Pejovich: When America Applied ‘Extreme Vetting’ to White Christian Refugees

1957: Hungarian refugee Bela Feher with his wife Lucy and their three children Vera, Csev
Vecchio/Three Lions/Getty Images

President Trump’s decision to impose travel restrictions on terror-prone countries has triggered a wave of media-lauded protests claiming Trump’s restrictions are anti-Muslim, or anti-Islam, or racist, or pro-fascist or pro-Nazi, or all of above.

What those who object to the so-called “unprecedented” policy of screening refugees fail to note is that, throughout the Cold War (1946-1988), the United States implemented similar entry restrictions on white, Christian, anti-socialist refugees.

The vetting process averaged two years. Candidates for visas had to prove that they were not members of the Communist Party or any communist dominated organization. Also, each and every candidate had to have a sponsor guaranteeing that the candidate will not go on welfare programs. Unlike the refugees and street protesters today, the immigrants from Eastern Europe and Russia as well as American public opinion appreciated this vetting process.
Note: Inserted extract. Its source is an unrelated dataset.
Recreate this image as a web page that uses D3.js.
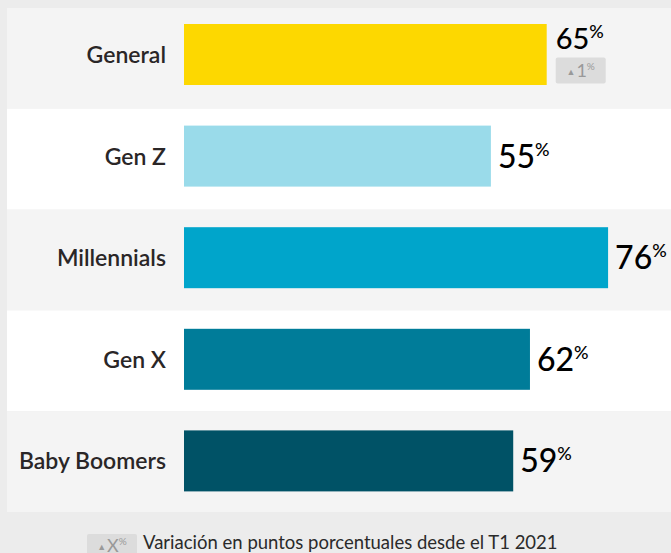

Through decades of research and interviews with them, I found that most refugees considered the entry into the United States to be a privilege rather than a right. Moreover, the refugees from communism quickly integrated into the life in America.

For example, the entire order of the Cistercian Fathers came from Hungary to Dallas in 1956. Upon receiving a piece of land from a wealthy rancher in Texas, Cistercians started a college preparatory school network, which is one of the best in the region. Throughout the cold war years, we observed no public protests against restrictions on the entry of refugees from the East and no opponents claimed travel restrictions were anti-Christian or anti- white, or anti-Russian, or anti-Polish, etc.

Entry restrictions from communist-controlled countries yesterday and those intending to curb radical Islam today have the same objective: to protect U.S. citizens from terrorism and to safeguard our formal and informal institutions from alien doctrines. Recently, Professor Borjas generalized the vetting process as follows: “…the next time you hear that Trump’s proposal for immigrant vetting [is] un-American, the correct response is that… given the mess the world is in, it is the notion that we should not vet immigrants more carefully that is certifiably insane.”

The question is then whether restrictions on the entry of refugees into the United States have been effective in meeting those objectives. The answer depends on empirical evidence. And the evidence is that the infiltration of spies and the acts of sabotage in Western Europe exceeded those in the United States during the Cold War in the 20th century and the war against radical Islam in the early 21st.  One telling explanation for this difference is that the vetting process of refugees was and still is less thorough in Western Europe than in the United States.

Those who oppose vetting refugees say President Trump’s actions are unprecedented and dangerous. The history books, and the millions of Cold War refugees and their descendants happy to call America home, prove them wrong.

Svetozar Pejovich is Professor Emeritus at Texas A&M University.